* begin Supplied information *

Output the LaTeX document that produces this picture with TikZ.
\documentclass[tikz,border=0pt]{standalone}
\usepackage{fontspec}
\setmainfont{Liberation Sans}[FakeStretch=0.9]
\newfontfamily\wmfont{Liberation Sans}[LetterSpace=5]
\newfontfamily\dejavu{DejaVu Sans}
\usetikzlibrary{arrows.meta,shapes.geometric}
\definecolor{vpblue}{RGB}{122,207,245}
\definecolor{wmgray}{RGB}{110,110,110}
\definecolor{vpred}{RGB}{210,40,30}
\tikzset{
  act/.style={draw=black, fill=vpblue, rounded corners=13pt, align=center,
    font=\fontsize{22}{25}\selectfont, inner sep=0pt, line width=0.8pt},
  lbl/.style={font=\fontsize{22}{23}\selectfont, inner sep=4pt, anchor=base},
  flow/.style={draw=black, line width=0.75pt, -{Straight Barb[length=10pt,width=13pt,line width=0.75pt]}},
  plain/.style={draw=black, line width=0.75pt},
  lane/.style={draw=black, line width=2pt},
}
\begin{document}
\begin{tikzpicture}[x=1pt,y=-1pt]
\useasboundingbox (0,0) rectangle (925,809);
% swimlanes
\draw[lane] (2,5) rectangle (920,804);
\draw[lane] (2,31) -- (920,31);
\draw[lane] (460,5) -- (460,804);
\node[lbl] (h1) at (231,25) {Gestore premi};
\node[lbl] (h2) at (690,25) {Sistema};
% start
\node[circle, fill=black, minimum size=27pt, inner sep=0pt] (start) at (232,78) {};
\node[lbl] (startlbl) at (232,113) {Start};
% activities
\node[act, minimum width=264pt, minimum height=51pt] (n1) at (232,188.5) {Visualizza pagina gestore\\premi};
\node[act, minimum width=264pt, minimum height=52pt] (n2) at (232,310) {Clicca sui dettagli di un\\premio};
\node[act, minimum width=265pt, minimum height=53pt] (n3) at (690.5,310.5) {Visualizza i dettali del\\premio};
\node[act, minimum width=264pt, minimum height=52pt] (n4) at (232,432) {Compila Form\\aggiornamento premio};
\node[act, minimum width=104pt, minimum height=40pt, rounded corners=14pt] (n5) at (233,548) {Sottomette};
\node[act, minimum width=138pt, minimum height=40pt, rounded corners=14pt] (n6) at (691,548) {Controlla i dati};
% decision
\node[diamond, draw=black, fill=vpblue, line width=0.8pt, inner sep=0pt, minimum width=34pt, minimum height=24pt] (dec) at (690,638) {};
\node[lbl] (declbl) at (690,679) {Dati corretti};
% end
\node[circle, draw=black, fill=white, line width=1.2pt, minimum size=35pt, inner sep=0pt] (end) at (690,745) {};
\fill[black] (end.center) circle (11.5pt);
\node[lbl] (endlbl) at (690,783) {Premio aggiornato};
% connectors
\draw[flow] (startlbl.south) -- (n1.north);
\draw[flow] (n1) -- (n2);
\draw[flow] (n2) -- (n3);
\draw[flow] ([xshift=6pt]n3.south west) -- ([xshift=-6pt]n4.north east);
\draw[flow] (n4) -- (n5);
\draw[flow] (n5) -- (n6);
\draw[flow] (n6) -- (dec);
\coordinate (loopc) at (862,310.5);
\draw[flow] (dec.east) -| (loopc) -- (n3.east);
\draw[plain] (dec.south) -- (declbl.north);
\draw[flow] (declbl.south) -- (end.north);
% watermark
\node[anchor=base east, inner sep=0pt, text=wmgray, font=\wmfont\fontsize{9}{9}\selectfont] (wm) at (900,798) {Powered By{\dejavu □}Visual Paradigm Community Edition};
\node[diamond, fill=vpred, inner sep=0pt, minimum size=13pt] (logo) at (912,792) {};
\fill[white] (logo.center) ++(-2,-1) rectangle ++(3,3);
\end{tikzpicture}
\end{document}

* end Supplied information *

*Aim of the exercise*
Reproduce the material in full, with no word added or dropped.

*Output for this task*
Output the LaTeX document that produces this picture with TikZ.
\documentclass[tikz,border=0pt]{standalone}
\usepackage{fontspec}
\setmainfont{Liberation Sans}[FakeStretch=0.9]
\newfontfamily\wmfont{Liberation Sans}[LetterSpace=5]
\newfontfamily\dejavu{DejaVu Sans}
\usetikzlibrary{arrows.meta,shapes.geometric}
\definecolor{vpblue}{RGB}{122,207,245}
\definecolor{wmgray}{RGB}{110,110,110}
\definecolor{vpred}{RGB}{210,40,30}
\tikzset{
  act/.style={draw=black, fill=vpblue, rounded corners=13pt, align=center,
    font=\fontsize{22}{25}\selectfont, inner sep=0pt, line width=0.8pt},
  lbl/.style={font=\fontsize{22}{23}\selectfont, inner sep=4pt, anchor=base},
  flow/.style={draw=black, line width=0.75pt, -{Straight Barb[length=10pt,width=13pt,line width=0.75pt]}},
  plain/.style={draw=black, line width=0.75pt},
  lane/.style={draw=black, line width=2pt},
}
\begin{document}
\begin{tikzpicture}[x=1pt,y=-1pt]
\useasboundingbox (0,0) rectangle (925,809);
% swimlanes
\draw[lane] (2,5) rectangle (920,804);
\draw[lane] (2,31) -- (920,31);
\draw[lane] (460,5) -- (460,804);
\node[lbl] (h1) at (231,25) {Gestore premi};
\node[lbl] (h2) at (690,25) {Sistema};
% start
\node[circle, fill=black, minimum size=27pt, inner sep=0pt] (start) at (232,78) {};
\node[lbl] (startlbl) at (232,113) {Start};
% activities
\node[act, minimum width=264pt, minimum height=51pt] (n1) at (232,188.5) {Visualizza pagina gestore\\premi};
\node[act, minimum width=264pt, minimum height=52pt] (n2) at (232,310) {Clicca sui dettagli di un\\premio};
\node[act, minimum width=265pt, minimum height=53pt] (n3) at (690.5,310.5) {Visualizza i dettali del\\premio};
\node[act, minimum width=264pt, minimum height=52pt] (n4) at (232,432) {Compila Form\\aggiornamento premio};
\node[act, minimum width=104pt, minimum height=40pt, rounded corners=14pt] (n5) at (233,548) {Sottomette};
\node[act, minimum width=138pt, minimum height=40pt, rounded corners=14pt] (n6) at (691,548) {Controlla i dati};
% decision
\node[diamond, draw=black, fill=vpblue, line width=0.8pt, inner sep=0pt, minimum width=34pt, minimum height=24pt] (dec) at (690,638) {};
\node[lbl] (declbl) at (690,679) {Dati corretti};
% end
\node[circle, draw=black, fill=white, line width=1.2pt, minimum size=35pt, inner sep=0pt] (end) at (690,745) {};
\fill[black] (end.center) circle (11.5pt);
\node[lbl] (endlbl) at (690,783) {Premio aggiornato};
% connectors
\draw[flow] (startlbl.south) -- (n1.north);
\draw[flow] (n1) -- (n2);
\draw[flow] (n2) -- (n3);
\draw[flow] ([xshift=6pt]n3.south west) -- ([xshift=-6pt]n4.north east);
\draw[flow] (n4) -- (n5);
\draw[flow] (n5) -- (n6);
\draw[flow] (n6) -- (dec);
\coordinate (loopc) at (862,310.5);
\draw[flow] (dec.east) -| (loopc) -- (n3.east);
\draw[plain] (dec.south) -- (declbl.north);
\draw[flow] (declbl.south) -- (end.north);
% watermark
\node[anchor=base east, inner sep=0pt, text=wmgray, font=\wmfont\fontsize{9}{9}\selectfont] (wm) at (900,798) {Powered By{\dejavu □}Visual Paradigm Community Edition};
\node[diamond, fill=vpred, inner sep=0pt, minimum size=13pt] (logo) at (912,792) {};
\fill[white] (logo.center) ++(-2,-1) rectangle ++(3,3);
\end{tikzpicture}
\end{document}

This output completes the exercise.